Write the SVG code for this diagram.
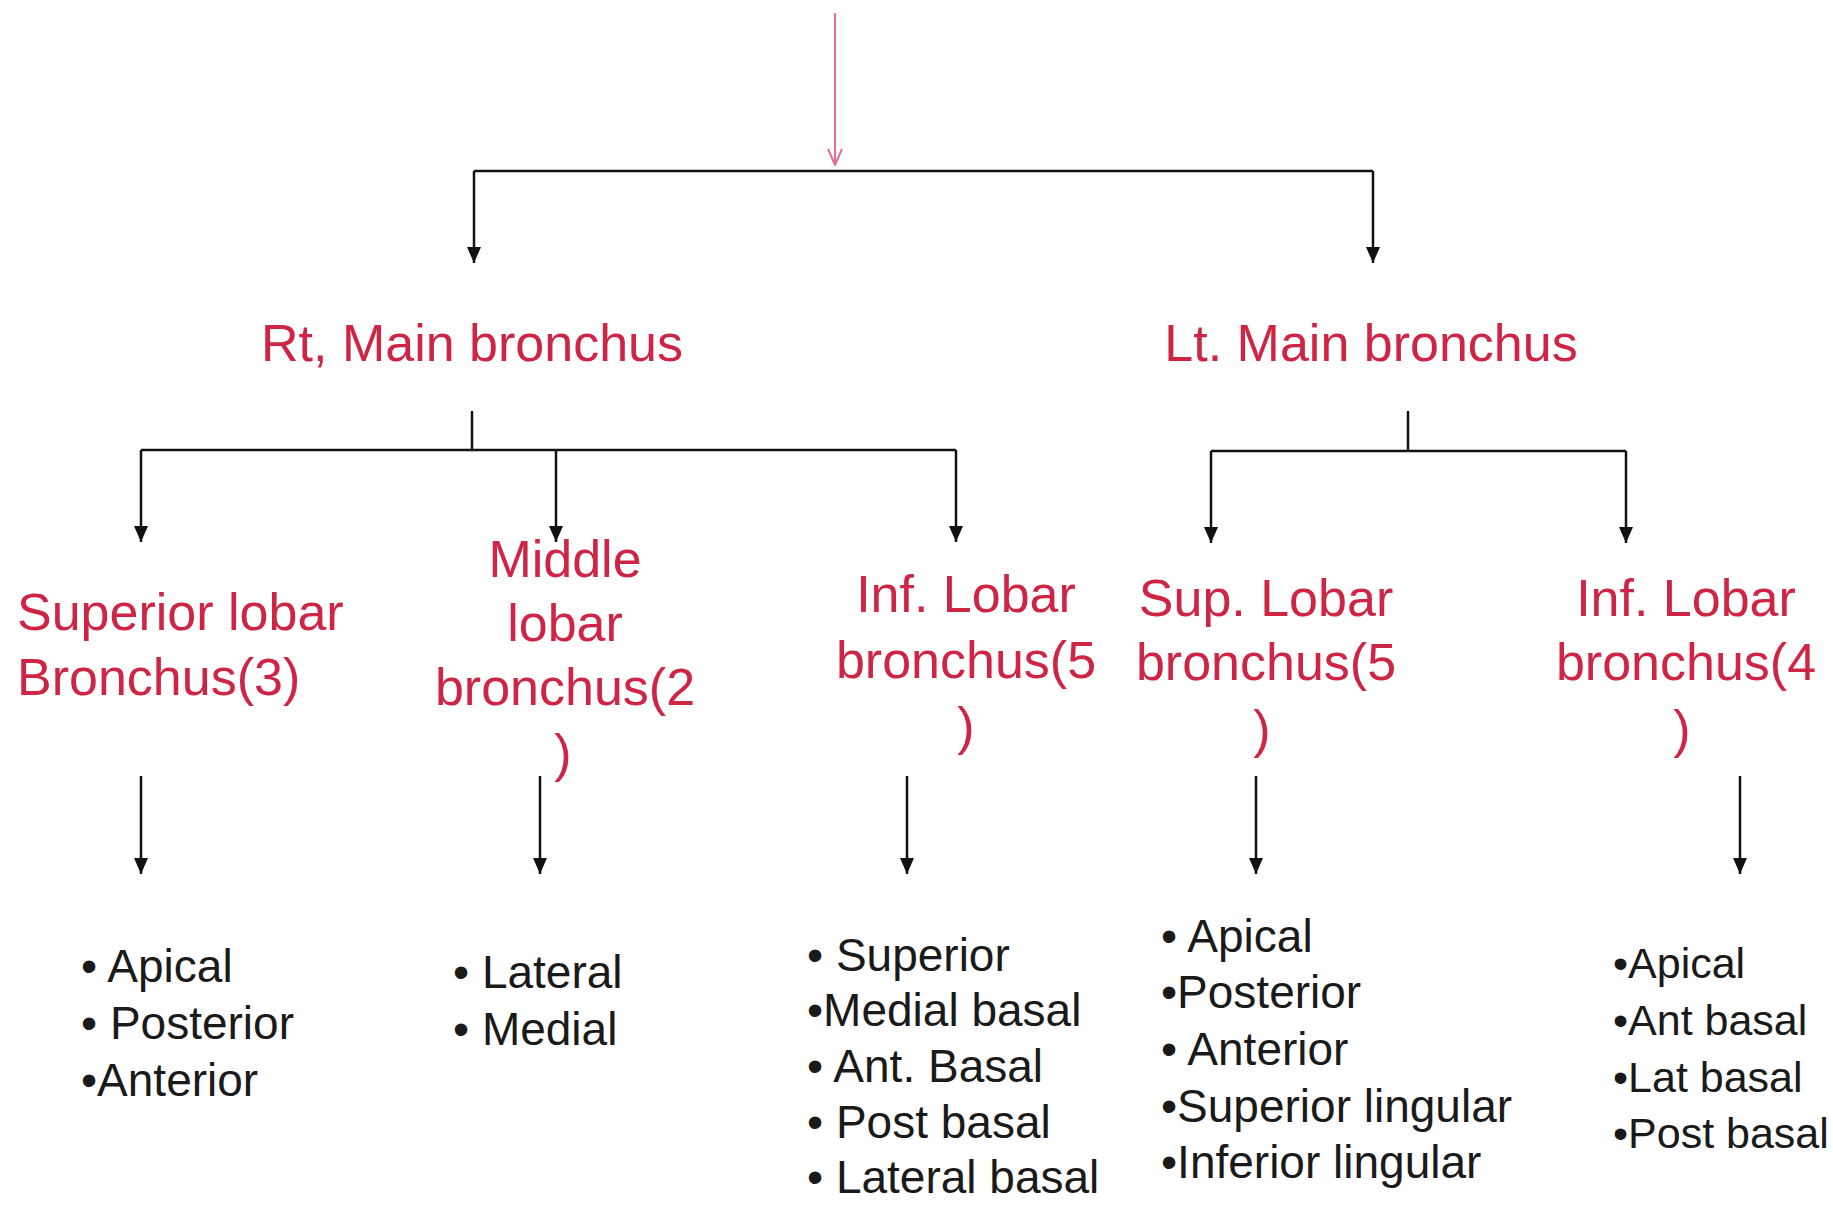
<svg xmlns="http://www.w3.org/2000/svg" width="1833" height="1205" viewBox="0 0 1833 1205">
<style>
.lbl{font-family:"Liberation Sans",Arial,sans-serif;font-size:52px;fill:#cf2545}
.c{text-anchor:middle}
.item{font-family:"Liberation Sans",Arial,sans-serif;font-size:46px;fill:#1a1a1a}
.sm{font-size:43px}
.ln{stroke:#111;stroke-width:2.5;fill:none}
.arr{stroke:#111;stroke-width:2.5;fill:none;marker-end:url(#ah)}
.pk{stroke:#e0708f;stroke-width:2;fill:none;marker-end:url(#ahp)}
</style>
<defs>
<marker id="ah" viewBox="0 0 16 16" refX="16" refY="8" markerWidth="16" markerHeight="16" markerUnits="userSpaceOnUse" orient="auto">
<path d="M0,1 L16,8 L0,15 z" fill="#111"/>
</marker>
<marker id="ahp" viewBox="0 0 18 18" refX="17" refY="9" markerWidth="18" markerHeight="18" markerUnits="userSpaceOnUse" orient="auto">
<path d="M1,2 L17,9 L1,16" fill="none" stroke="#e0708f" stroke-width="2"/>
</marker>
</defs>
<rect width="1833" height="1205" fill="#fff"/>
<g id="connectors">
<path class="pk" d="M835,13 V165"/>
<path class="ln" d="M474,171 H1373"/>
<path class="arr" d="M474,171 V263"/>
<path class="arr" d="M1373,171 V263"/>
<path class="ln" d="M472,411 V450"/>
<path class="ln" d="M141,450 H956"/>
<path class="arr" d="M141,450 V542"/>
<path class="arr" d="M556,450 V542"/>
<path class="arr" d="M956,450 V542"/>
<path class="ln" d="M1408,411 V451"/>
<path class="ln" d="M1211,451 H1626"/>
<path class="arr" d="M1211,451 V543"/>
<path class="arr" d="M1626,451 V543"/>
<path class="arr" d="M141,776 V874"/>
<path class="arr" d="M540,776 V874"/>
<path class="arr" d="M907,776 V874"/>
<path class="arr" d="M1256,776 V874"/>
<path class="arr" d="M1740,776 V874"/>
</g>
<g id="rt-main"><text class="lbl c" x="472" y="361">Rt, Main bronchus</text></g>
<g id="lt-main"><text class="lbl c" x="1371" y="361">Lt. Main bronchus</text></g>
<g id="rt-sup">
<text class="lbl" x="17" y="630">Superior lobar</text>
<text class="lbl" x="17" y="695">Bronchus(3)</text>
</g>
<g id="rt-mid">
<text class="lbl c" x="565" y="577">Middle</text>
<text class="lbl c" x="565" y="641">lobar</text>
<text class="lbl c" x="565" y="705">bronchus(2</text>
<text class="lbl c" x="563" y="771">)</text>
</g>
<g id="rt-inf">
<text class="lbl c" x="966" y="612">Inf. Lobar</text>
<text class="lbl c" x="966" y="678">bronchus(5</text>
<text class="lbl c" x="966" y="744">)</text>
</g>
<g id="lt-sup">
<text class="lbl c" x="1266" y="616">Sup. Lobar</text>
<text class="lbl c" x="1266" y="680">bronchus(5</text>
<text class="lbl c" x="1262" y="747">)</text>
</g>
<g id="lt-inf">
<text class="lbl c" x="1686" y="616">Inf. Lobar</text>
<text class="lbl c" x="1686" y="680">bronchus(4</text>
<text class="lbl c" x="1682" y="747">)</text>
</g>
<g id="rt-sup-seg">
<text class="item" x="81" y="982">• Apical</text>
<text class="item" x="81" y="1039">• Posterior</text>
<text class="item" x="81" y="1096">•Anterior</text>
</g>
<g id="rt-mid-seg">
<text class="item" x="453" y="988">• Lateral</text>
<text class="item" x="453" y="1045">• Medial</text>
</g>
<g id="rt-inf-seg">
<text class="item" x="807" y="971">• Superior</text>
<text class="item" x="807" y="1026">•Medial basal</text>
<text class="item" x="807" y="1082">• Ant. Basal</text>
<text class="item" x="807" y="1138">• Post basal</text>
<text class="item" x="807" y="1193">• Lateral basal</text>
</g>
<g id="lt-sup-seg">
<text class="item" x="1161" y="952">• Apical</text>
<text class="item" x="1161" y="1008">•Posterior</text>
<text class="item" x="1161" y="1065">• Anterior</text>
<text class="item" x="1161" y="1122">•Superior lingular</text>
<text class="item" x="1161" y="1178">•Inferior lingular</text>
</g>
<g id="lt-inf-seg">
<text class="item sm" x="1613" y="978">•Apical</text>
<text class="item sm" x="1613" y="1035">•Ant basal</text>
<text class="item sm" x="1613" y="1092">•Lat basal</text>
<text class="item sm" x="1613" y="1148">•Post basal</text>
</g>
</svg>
=====
Repeat the data exactly, excluding the pictures.

§ **RESPONSE TO THE EXERCISE**:
Write the SVG code for this diagram.
<svg xmlns="http://www.w3.org/2000/svg" width="1833" height="1205" viewBox="0 0 1833 1205">
<style>
.lbl{font-family:"Liberation Sans",Arial,sans-serif;font-size:52px;fill:#cf2545}
.c{text-anchor:middle}
.item{font-family:"Liberation Sans",Arial,sans-serif;font-size:46px;fill:#1a1a1a}
.sm{font-size:43px}
.ln{stroke:#111;stroke-width:2.5;fill:none}
.arr{stroke:#111;stroke-width:2.5;fill:none;marker-end:url(#ah)}
.pk{stroke:#e0708f;stroke-width:2;fill:none;marker-end:url(#ahp)}
</style>
<defs>
<marker id="ah" viewBox="0 0 16 16" refX="16" refY="8" markerWidth="16" markerHeight="16" markerUnits="userSpaceOnUse" orient="auto">
<path d="M0,1 L16,8 L0,15 z" fill="#111"/>
</marker>
<marker id="ahp" viewBox="0 0 18 18" refX="17" refY="9" markerWidth="18" markerHeight="18" markerUnits="userSpaceOnUse" orient="auto">
<path d="M1,2 L17,9 L1,16" fill="none" stroke="#e0708f" stroke-width="2"/>
</marker>
</defs>
<rect width="1833" height="1205" fill="#fff"/>
<g id="connectors">
<path class="pk" d="M835,13 V165"/>
<path class="ln" d="M474,171 H1373"/>
<path class="arr" d="M474,171 V263"/>
<path class="arr" d="M1373,171 V263"/>
<path class="ln" d="M472,411 V450"/>
<path class="ln" d="M141,450 H956"/>
<path class="arr" d="M141,450 V542"/>
<path class="arr" d="M556,450 V542"/>
<path class="arr" d="M956,450 V542"/>
<path class="ln" d="M1408,411 V451"/>
<path class="ln" d="M1211,451 H1626"/>
<path class="arr" d="M1211,451 V543"/>
<path class="arr" d="M1626,451 V543"/>
<path class="arr" d="M141,776 V874"/>
<path class="arr" d="M540,776 V874"/>
<path class="arr" d="M907,776 V874"/>
<path class="arr" d="M1256,776 V874"/>
<path class="arr" d="M1740,776 V874"/>
</g>
<g id="rt-main"><text class="lbl c" x="472" y="361">Rt, Main bronchus</text></g>
<g id="lt-main"><text class="lbl c" x="1371" y="361">Lt. Main bronchus</text></g>
<g id="rt-sup">
<text class="lbl" x="17" y="630">Superior lobar</text>
<text class="lbl" x="17" y="695">Bronchus(3)</text>
</g>
<g id="rt-mid">
<text class="lbl c" x="565" y="577">Middle</text>
<text class="lbl c" x="565" y="641">lobar</text>
<text class="lbl c" x="565" y="705">bronchus(2</text>
<text class="lbl c" x="563" y="771">)</text>
</g>
<g id="rt-inf">
<text class="lbl c" x="966" y="612">Inf. Lobar</text>
<text class="lbl c" x="966" y="678">bronchus(5</text>
<text class="lbl c" x="966" y="744">)</text>
</g>
<g id="lt-sup">
<text class="lbl c" x="1266" y="616">Sup. Lobar</text>
<text class="lbl c" x="1266" y="680">bronchus(5</text>
<text class="lbl c" x="1262" y="747">)</text>
</g>
<g id="lt-inf">
<text class="lbl c" x="1686" y="616">Inf. Lobar</text>
<text class="lbl c" x="1686" y="680">bronchus(4</text>
<text class="lbl c" x="1682" y="747">)</text>
</g>
<g id="rt-sup-seg">
<text class="item" x="81" y="982">• Apical</text>
<text class="item" x="81" y="1039">• Posterior</text>
<text class="item" x="81" y="1096">•Anterior</text>
</g>
<g id="rt-mid-seg">
<text class="item" x="453" y="988">• Lateral</text>
<text class="item" x="453" y="1045">• Medial</text>
</g>
<g id="rt-inf-seg">
<text class="item" x="807" y="971">• Superior</text>
<text class="item" x="807" y="1026">•Medial basal</text>
<text class="item" x="807" y="1082">• Ant. Basal</text>
<text class="item" x="807" y="1138">• Post basal</text>
<text class="item" x="807" y="1193">• Lateral basal</text>
</g>
<g id="lt-sup-seg">
<text class="item" x="1161" y="952">• Apical</text>
<text class="item" x="1161" y="1008">•Posterior</text>
<text class="item" x="1161" y="1065">• Anterior</text>
<text class="item" x="1161" y="1122">•Superior lingular</text>
<text class="item" x="1161" y="1178">•Inferior lingular</text>
</g>
<g id="lt-inf-seg">
<text class="item sm" x="1613" y="978">•Apical</text>
<text class="item sm" x="1613" y="1035">•Ant basal</text>
<text class="item sm" x="1613" y="1092">•Lat basal</text>
<text class="item sm" x="1613" y="1148">•Post basal</text>
</g>
</svg>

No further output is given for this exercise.